The request:
Exactly the lines from the start of the data below through the line that contains "-1, -2, -3, -4, -5];" are to be copied, with pictures left out.

Data lines:
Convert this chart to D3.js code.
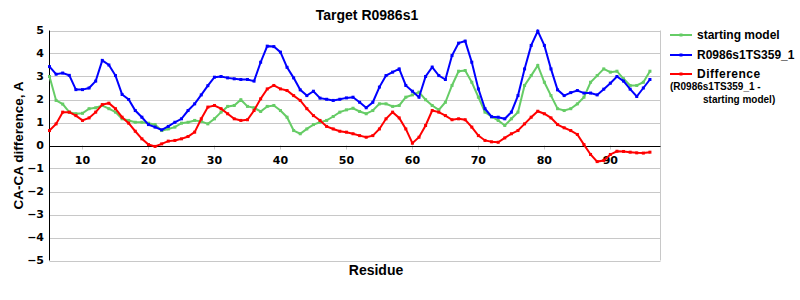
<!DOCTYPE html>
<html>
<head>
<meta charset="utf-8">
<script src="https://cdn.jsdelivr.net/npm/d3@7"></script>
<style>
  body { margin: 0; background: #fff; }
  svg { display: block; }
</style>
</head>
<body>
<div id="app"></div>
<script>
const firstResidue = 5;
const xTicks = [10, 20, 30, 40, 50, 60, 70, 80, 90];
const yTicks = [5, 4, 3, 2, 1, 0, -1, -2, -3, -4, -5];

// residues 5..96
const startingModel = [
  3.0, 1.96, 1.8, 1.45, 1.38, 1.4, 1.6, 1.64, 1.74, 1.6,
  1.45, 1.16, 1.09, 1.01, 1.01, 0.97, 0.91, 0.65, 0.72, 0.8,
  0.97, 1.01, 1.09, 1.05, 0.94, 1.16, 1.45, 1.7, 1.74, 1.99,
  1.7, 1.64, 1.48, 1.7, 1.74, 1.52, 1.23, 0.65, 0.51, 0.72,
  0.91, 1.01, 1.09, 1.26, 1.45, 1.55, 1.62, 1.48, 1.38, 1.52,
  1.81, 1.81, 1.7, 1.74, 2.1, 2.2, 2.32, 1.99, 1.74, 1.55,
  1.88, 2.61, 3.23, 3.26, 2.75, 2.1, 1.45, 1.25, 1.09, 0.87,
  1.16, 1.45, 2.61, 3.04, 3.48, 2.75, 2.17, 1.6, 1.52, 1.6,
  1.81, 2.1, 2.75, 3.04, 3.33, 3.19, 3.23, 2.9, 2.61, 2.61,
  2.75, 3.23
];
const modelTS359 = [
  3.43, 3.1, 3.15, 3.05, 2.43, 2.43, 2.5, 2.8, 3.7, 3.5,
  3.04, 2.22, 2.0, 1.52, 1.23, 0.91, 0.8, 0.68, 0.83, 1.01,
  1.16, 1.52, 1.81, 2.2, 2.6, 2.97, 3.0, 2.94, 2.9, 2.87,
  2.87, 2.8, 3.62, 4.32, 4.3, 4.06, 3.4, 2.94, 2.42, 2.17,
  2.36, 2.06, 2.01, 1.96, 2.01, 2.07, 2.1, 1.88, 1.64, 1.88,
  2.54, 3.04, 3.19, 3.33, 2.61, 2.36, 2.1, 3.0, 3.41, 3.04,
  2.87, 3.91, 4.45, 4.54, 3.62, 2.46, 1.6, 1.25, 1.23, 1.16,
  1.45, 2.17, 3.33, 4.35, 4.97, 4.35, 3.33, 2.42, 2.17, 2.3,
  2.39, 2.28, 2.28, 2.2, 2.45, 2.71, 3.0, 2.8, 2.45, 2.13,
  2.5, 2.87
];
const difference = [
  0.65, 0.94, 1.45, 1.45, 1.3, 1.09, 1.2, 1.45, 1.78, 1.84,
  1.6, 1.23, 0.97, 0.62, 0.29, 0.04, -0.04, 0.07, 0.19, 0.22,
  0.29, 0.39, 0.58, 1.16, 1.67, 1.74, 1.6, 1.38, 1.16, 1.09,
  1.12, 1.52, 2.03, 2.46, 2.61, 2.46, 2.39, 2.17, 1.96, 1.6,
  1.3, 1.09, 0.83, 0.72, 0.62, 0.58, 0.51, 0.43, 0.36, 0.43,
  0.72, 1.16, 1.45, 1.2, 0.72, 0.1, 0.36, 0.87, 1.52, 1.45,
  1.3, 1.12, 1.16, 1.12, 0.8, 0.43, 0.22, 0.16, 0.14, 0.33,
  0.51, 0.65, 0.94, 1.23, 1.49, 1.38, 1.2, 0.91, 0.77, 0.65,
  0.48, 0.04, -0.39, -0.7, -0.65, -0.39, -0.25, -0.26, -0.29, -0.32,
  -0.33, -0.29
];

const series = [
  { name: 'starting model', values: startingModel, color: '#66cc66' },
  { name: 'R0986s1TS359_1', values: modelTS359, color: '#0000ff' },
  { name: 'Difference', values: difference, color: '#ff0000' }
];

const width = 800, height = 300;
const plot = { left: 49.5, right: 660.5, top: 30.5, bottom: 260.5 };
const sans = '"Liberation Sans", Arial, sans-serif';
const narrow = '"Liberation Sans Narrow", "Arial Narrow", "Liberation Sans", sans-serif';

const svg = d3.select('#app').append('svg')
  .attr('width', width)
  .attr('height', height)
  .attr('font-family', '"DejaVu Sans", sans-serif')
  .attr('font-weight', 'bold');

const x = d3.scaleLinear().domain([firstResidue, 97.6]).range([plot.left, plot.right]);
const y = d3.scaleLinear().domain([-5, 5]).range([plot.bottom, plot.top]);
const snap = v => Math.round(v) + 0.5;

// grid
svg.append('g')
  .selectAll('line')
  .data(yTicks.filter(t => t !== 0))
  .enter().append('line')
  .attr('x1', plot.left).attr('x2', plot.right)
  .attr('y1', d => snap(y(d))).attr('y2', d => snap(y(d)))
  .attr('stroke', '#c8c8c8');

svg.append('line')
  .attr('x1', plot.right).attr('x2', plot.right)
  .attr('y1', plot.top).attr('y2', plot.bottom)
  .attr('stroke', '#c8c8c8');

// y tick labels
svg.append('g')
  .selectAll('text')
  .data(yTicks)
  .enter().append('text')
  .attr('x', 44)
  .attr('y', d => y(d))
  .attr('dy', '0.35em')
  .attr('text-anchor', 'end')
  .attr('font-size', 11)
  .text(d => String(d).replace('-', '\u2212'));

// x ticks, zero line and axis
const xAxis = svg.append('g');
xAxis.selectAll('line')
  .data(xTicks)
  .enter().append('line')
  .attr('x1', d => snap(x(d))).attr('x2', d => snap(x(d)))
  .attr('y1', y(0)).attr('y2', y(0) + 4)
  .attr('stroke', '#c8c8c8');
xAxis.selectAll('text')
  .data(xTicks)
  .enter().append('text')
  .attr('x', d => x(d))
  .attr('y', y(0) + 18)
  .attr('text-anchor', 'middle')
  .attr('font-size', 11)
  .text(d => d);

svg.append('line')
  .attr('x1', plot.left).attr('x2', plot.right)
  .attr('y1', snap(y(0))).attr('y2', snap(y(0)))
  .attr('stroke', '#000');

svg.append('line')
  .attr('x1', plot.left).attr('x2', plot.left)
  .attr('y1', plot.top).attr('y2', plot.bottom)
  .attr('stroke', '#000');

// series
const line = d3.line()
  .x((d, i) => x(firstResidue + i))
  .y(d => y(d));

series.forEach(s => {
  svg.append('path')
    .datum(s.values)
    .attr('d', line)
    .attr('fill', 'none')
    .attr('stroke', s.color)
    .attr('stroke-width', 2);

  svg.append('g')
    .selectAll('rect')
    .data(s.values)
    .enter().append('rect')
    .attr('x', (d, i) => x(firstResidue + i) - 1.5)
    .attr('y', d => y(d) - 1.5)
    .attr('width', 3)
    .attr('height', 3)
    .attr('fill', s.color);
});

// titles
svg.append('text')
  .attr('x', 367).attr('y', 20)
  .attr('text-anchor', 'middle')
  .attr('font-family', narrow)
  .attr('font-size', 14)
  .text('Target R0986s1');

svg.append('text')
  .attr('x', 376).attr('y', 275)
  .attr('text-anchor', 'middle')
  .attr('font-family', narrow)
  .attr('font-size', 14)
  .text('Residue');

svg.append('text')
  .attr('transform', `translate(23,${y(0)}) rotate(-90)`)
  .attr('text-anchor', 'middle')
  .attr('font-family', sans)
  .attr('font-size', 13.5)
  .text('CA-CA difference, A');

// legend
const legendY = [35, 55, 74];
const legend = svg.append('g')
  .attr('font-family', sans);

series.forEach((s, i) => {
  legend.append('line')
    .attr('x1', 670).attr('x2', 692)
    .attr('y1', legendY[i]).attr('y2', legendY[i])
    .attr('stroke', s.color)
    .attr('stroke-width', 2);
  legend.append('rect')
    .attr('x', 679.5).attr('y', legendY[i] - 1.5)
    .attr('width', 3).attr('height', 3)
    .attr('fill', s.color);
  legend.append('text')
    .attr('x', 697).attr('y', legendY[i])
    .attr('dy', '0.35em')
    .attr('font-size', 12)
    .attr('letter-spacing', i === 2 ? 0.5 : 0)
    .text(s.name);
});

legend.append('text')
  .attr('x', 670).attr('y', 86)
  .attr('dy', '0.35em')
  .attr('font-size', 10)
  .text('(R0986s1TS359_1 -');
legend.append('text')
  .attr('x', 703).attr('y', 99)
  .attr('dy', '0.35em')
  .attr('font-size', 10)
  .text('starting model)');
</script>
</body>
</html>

Response:
Convert this chart to D3.js code.
<!DOCTYPE html>
<html>
<head>
<meta charset="utf-8">
<script src="https://cdn.jsdelivr.net/npm/d3@7"></script>
<style>
  body { margin: 0; background: #fff; }
  svg { display: block; }
</style>
</head>
<body>
<div id="app"></div>
<script>
const firstResidue = 5;
const xTicks = [10, 20, 30, 40, 50, 60, 70, 80, 90];
const yTicks = [5, 4, 3, 2, 1, 0, -1, -2, -3, -4, -5];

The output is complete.